India, China and Japan are like Europe and not like United States. Each of these Asian countries has extraordinarily rich intellectual traditions. True, the university system is a foreign implant that has not taken root in the Indian cultural soil. This problem, however, cannot be solved by ‘outreach’; one has to find ways of linking up with the still existing intellectual traditions in India. Nor is the abysmal quality of social science research improved by sharing food with a Dalit. The advisors to the MHRD appear to borrow ideas from America and present them as ‘India-centric’. The perversity of truth here: to steal ideas, distort them (for example, calling affirmative action as ‘inclusiveness’) and present them as ‘India-centric’. In the current state that India is in, I cannot imagine any Indian politician from any political party criticising either ‘inclusiveness’ or ‘outreach’. Why should they? They have already sold their souls in exchange for a bowl of soup.

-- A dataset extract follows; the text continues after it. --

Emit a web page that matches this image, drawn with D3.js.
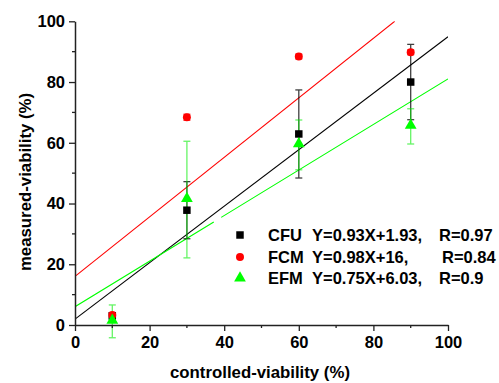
<!DOCTYPE html>
<html><head><meta charset="utf-8">
<script src="https://cdn.jsdelivr.net/npm/d3@7"></script>
<style>body{margin:0;background:#fff}svg{display:block;font-family:"Liberation Sans",Arial,sans-serif}</style>
</head><body><svg id="c" width="499" height="383"></svg>
<script>
const xValues = [10, 30, 60, 90];
const cfuY = [3, 37.8, 62.9, 80];
const cfuErr = [1, 9.4, 14.5, 12.4];
const fcmY = [3.3, 68.4, 88.4, 89.8];
const fcmErr = [0.8, 1, 0.8, 0.8];
const efmY = [1.2, 41.3, 59.3, 65.4];
const efmErr = [5.4, 19.2, 8.2, 5.8];
const fits = [
  {name: "CFU", slope: 0.93, intercept: 1.93, color: "#000000"},
  {name: "FCM", slope: 0.98, intercept: 16, color: "#ff0000"},
  {name: "EFM", slope: 0.75, intercept: 6.03, color: "#00ff00"}
];
const legendText = [
  ["CFU", "Y=0.93X+1.93,", "R=0.97"],
  ["FCM", "Y=0.98X+16,", "R=0.84"],
  ["EFM", "Y=0.75X+6.03,", "R=0.9"]
];
const greenGap = [37.2, 39.2];
const xTicks = [0, 20, 40, 60, 80, 100];
const yTicks = [0, 20, 40, 60, 80, 100];

const svg = d3.select("#c");
const x = d3.scaleLinear().domain([0, 100]).range([75, 448]);
const y = d3.scaleLinear().domain([0, 100]).range([325, 21.3]);

// fit lines (clipped to plot area)
svg.append("clipPath").attr("id", "clip").append("rect")
  .attr("x", x(0)).attr("y", y(100)).attr("width", x(100) - x(0)).attr("height", y(0) - y(100));
const gLines = svg.append("g").attr("clip-path", "url(#clip)");
fits.forEach(f => {
  let x1 = 100;
  if (f.slope * 100 + f.intercept > 100) x1 = (100 - f.intercept) / f.slope;
  const ln = gLines.append("line")
    .attr("x1", x(0)).attr("y1", y(f.intercept))
    .attr("x2", x(x1)).attr("y2", y(f.slope * x1 + f.intercept))
    .attr("stroke", f.color).attr("stroke-width", 1.1);
  if (f.name === "EFM") {
    const len = Math.hypot(x(x1) - x(0), y(f.slope * x1 + f.intercept) - y(f.intercept));
    const k = len / (x(x1) - x(0));
    const a = (x(greenGap[0]) - x(0)) * k, b = (x(greenGap[1]) - x(greenGap[0])) * k;
    ln.attr("stroke-dasharray", `${a} ${b} ${len} 0`);
  }
});

// error bars
function errBars(vals, errs, color, op) {
  const g = svg.append("g").attr("stroke", color).attr("stroke-width", 1.3).attr("opacity", op);
  xValues.forEach((xv, i) => {
    const lo = vals[i] - errs[i], hi = vals[i] + errs[i];
    g.append("line").attr("x1", x(xv)).attr("x2", x(xv)).attr("y1", y(lo)).attr("y2", y(hi));
    [lo, hi].forEach(v => g.append("line").attr("x1", x(xv) - 3.5).attr("x2", x(xv) + 3.5).attr("y1", y(v)).attr("y2", y(v)));
  });
}
errBars(cfuY, cfuErr, "#000", 0.75);
errBars(fcmY, fcmErr, "#ff0000", 0.75);
errBars(efmY, efmErr, "#00ee00", 0.6);

// markers
const sq = d3.symbol().type(d3.symbolSquare).size(56);
const ci = d3.symbol().type(d3.symbolCircle).size(50);
const tri = d3.symbol().type(d3.symbolTriangle).size(60);
xValues.forEach((xv, i) => {
  svg.append("path").attr("d", sq()).attr("transform", `translate(${x(xv)},${y(cfuY[i])})`).attr("fill", "#000");
  svg.append("path").attr("d", ci()).attr("transform", `translate(${x(xv)},${y(fcmY[i])})`).attr("fill", "#ff0000");
  svg.append("path").attr("d", tri()).attr("transform", `translate(${x(xv)},${y(efmY[i]) - 1})`).attr("fill", "#00ff00");
});

// axes
const xAxis = svg.append("g").attr("transform", `translate(0,${y(0)})`)
  .call(d3.axisBottom(x).tickValues(xTicks).tickSize(6).tickSizeOuter(0).tickPadding(5));
const yAxis = svg.append("g").attr("transform", `translate(${x(0)},0)`)
  .call(d3.axisLeft(y).tickValues(yTicks).tickSize(6).tickSizeOuter(0).tickPadding(4));
[xAxis, yAxis].forEach(a => {
  a.select(".domain").attr("stroke", "#222").attr("stroke-width", 1.5);
  a.selectAll(".tick line").attr("stroke", "#222").attr("stroke-width", 1.3);
  a.selectAll("text").attr("font-size", 16.5).attr("font-weight", "bold").attr("fill", "#000")
    .attr("font-family", "'Liberation Sans',Arial,sans-serif");
});
// minor ticks
const minor = d3.range(10, 100, 20);
svg.append("g").selectAll("line").data(minor).join("line")
  .attr("x1", d => x(d)).attr("x2", d => x(d)).attr("y1", y(0)).attr("y2", y(0) + 3)
  .attr("stroke", "#222").attr("stroke-width", 1.3);
svg.append("g").selectAll("line").data(minor).join("line")
  .attr("y1", d => y(d)).attr("y2", d => y(d)).attr("x1", x(0)).attr("x2", x(0) - 3)
  .attr("stroke", "#222").attr("stroke-width", 1.3);

// axis titles
svg.append("text").attr("x", 260).attr("y", 378).attr("text-anchor", "middle")
  .attr("font-size", 16.8).attr("font-weight", "bold").text("controlled-viability (%)");
svg.append("text").attr("transform", "translate(31,182) rotate(-90)").attr("text-anchor", "middle")
  .attr("font-size", 16.8).attr("font-weight", "bold").text("measured-viability (%)");

// legend
const legSyms = [sq, ci, tri];
const legCols = ["#000", "#ff0000", "#00ff00"];
const legY = [235, 257, 278];
const rX = [439, 442, 439];
legendText.forEach((t, i) => {
  svg.append("path").attr("d", legSyms[i]()).attr("transform", `translate(240,${legY[i]})`).attr("fill", legCols[i]);
  const g = svg.append("g").attr("font-size", 16.5).attr("font-weight", "bold");
  g.append("text").attr("x", 268).attr("y", legY[i] + 6).text(t[0]);
  g.append("text").attr("x", 312).attr("y", legY[i] + 6).text(t[1]);
  g.append("text").attr("x", rX[i]).attr("y", legY[i] + 6).text(t[2]);
});
</script></body></html>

My student Jakob de Roover wrote an article few days ago applauding the genius of a Delhi sociologist, who wrote an extraordinarily sharp piece of the Patel movement. What this sociologist claims about the Patel movement is, in my considered opinion, the greatest discovery humanity has ever made that is light years ahead even from the discovery of either fire or language or the invention of the wheel. One of the reader’s comments on that article claimed that Jakob was ignoring the “lived experience” of the masses. This is true. This truth is about the nature of human experience. No one person can access the experience of another human being. This commentator does two things: s/he criticises Jakob for being human because he cannot access the lived experience of another human being. (I wonder what the contrast set is to “lived experience”; “dead experience”, I suppose.)
Further, there is also an implied suggestion that an irrational and immoral system, which the caste-based reservation system is, should be founded on such a “lived” experience. If the lived experience of some human being, whoever he is, justifies an immoral and irrational system, then this commentator should also say that the Eindlössung of the German Nazis, i.e. the genocide of the Jews is justified. After all, Hitler’s“lived experience” grounded it. The perversity here is this: the truth that human beings cannot access each other’s experience is perverted into a justification of an immoral and irrational system like the caste-based reservation system.
Finally, there is the agitation of the Patels in Gujrat. The Patel community outside India, according to the newspapers, wrote to the PM asking him to return the $3million they gave him on his trip to the US. They want to give that money to the movement in Gujrat. Most intellectuals in the Indian universities see machinations, class and caste interests and anti-dalitism in this agitation. Here too, there is perversion: the genuine feeling of many people about the caste-based reservation system becomes an expression of sectional interests, where as the sectional and corporatist interests of the so-called Dalit groups are supposed to embody and represent the general interests of the Indian society. Only those who know what democracy is would see in this the perversion of democracy itself.
In the course of one day, the newspapers reported at least four perversities as truths. Each of these do appeal to one truth or another only in order to pervert them. I wonder whether this is a coincidence or whether it is the staple diet in India today. I do not know. But the fact that the bevy of brilliant thinkers populating India have not reflected about them and the fact that, in the last decade or so, both the UGC and the ICSSR have funded scintillating projects, which are silent about truth and propagate perverted truths for self-seeking purposes, I think, reveals something about the Indian intellectual scene.
One could say that I should be glad that I do not live in India because my intellectual career for the last forty years has been in Europe. A fair criticism of a man whose future is behind him in his old age. However, the rebuke does not address the concerns of those whose future lies ahead of them. I am forced to ask myself sadly: what about all those wonderful, creative and hopeful young kids in India? What about their future?